*EXTRACTED INFORMATION:*

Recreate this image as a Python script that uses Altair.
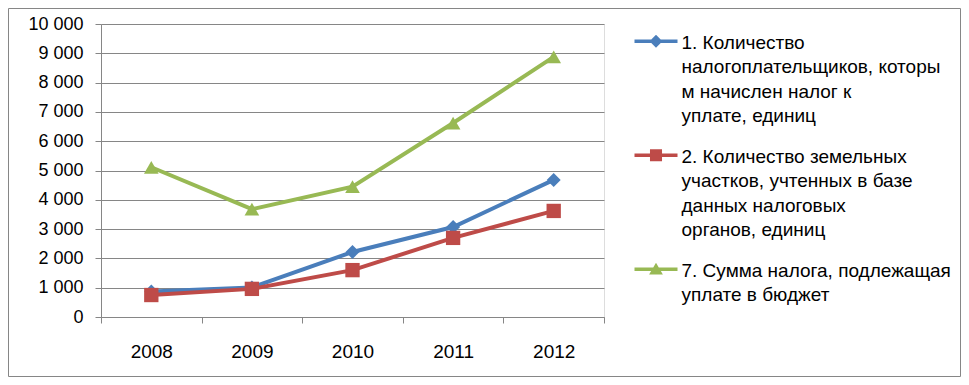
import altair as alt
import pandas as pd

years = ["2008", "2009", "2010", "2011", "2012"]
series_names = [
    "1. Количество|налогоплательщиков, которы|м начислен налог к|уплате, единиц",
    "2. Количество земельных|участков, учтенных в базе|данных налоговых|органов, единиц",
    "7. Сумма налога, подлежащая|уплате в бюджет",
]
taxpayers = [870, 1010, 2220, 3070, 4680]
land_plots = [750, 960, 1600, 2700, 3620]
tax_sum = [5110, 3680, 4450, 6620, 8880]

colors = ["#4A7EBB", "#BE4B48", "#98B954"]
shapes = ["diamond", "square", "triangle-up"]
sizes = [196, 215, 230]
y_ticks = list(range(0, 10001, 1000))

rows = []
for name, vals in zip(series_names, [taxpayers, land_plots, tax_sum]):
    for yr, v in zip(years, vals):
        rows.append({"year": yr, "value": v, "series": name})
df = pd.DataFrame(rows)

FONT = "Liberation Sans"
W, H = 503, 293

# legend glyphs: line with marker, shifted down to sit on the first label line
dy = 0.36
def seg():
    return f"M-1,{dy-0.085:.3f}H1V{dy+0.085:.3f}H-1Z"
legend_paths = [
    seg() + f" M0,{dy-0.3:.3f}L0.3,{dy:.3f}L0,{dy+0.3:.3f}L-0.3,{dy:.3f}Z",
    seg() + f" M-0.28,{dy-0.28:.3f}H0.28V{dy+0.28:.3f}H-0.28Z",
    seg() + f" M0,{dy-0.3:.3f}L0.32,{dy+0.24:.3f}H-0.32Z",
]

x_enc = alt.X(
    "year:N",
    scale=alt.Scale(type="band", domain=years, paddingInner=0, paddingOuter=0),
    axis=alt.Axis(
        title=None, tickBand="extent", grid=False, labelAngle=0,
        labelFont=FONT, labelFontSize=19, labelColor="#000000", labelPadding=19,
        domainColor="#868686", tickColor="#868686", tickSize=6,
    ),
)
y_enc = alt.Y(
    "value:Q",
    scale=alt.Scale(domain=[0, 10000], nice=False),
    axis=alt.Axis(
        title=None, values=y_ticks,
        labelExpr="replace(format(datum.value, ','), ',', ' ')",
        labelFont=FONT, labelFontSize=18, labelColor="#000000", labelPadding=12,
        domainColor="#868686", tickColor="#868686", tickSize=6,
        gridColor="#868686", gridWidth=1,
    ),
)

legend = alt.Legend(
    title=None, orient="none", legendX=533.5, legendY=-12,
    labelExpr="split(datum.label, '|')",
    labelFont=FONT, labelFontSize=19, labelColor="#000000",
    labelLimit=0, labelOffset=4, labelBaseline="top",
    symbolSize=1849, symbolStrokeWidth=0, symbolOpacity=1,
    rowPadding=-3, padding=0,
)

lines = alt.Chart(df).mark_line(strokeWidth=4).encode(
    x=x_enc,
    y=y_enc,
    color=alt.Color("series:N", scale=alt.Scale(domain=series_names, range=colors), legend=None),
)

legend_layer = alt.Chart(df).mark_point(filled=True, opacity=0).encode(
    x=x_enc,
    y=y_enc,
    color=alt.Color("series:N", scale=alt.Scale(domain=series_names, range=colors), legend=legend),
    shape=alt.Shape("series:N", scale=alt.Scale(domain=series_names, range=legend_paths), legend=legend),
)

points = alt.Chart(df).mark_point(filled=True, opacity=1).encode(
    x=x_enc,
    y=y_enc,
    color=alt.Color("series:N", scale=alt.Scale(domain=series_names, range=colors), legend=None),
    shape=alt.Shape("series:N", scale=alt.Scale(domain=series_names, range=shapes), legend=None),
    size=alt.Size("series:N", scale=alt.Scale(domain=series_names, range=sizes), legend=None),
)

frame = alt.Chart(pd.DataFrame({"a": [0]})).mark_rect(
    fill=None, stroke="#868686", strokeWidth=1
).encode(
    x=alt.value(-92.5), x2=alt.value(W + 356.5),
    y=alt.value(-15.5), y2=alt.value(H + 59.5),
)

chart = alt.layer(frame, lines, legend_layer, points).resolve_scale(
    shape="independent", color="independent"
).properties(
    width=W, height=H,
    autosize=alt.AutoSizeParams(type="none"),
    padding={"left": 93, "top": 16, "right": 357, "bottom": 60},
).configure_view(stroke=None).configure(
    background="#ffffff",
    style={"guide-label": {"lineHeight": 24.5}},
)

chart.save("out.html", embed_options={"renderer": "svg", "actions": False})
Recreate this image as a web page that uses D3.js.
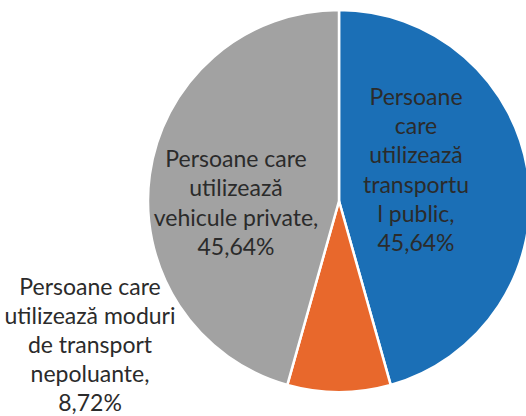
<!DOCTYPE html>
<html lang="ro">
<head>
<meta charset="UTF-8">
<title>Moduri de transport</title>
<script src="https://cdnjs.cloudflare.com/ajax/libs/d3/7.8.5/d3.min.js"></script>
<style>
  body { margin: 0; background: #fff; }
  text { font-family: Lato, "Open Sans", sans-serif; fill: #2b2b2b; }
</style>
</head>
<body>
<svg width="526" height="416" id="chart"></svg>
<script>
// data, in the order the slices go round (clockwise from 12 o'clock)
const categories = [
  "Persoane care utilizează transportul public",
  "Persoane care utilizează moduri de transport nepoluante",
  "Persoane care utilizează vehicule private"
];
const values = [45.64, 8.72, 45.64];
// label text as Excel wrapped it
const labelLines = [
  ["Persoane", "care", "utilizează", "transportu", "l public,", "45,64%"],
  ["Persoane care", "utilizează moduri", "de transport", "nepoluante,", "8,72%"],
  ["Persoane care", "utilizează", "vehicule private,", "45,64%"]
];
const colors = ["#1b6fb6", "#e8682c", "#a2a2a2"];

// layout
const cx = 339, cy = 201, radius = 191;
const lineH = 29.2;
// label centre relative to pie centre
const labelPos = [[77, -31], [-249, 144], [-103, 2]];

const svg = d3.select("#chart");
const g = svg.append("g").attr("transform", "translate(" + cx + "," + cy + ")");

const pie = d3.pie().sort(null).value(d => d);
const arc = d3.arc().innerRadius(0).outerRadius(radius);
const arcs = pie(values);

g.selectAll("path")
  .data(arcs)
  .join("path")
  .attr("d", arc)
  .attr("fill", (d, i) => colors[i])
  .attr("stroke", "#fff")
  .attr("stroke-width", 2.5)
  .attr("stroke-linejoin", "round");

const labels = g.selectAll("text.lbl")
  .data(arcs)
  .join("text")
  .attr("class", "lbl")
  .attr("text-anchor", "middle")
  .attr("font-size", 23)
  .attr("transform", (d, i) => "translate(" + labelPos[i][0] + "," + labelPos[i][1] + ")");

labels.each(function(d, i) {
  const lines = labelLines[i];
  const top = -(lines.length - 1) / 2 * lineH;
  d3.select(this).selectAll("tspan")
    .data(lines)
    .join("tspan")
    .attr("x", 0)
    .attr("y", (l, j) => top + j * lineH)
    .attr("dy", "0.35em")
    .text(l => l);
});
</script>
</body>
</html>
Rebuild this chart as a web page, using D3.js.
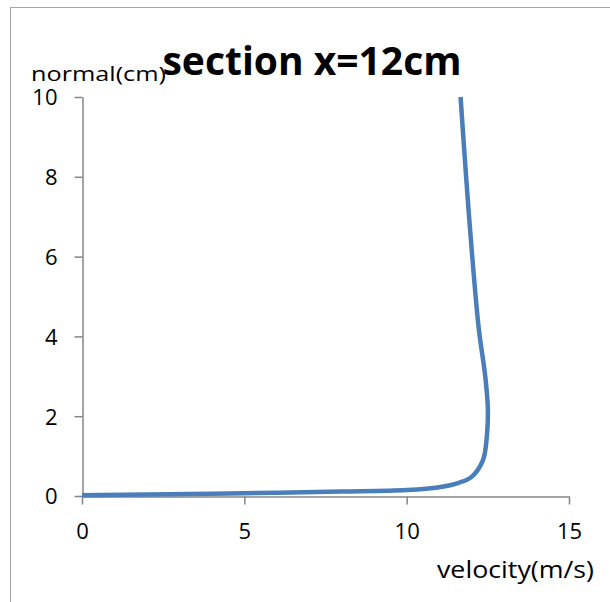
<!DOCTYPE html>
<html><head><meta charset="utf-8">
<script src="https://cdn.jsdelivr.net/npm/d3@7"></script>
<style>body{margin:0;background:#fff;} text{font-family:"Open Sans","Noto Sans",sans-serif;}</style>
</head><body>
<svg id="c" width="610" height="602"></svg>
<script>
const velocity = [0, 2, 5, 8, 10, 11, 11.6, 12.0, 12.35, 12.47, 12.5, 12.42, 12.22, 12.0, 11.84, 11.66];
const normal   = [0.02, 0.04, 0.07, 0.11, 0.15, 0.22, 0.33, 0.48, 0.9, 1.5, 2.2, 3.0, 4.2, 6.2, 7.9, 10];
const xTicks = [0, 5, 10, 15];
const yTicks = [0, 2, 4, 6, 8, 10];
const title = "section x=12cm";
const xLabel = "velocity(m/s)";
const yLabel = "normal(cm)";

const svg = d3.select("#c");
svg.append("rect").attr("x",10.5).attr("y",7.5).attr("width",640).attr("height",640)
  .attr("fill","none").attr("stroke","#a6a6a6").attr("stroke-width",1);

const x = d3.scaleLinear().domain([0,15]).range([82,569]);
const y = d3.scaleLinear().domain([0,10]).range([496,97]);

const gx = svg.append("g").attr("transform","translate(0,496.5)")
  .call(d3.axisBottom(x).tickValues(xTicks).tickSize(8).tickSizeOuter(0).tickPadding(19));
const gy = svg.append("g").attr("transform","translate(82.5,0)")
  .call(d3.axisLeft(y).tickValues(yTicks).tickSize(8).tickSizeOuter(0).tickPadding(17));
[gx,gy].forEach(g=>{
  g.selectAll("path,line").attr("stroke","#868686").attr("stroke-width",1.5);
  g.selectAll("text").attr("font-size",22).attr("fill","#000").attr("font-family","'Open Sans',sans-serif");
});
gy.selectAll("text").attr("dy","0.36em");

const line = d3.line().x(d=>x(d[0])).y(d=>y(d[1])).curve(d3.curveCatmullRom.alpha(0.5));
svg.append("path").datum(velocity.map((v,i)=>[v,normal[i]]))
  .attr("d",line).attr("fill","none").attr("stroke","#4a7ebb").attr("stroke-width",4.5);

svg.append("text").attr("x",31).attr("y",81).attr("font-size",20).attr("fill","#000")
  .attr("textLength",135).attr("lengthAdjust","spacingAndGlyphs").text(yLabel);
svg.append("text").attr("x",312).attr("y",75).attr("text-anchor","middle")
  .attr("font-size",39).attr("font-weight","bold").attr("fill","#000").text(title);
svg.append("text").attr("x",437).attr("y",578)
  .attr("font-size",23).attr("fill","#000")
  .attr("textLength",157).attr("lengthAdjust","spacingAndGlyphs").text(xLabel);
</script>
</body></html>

*PROBLEM STATEMENT:*
Wherever "page" shows up in a line, copy that line.

*FINAL RESULT:*
Recreate this image as a web page that uses D3.js.
Rebuild this chart as a web page, using D3.js.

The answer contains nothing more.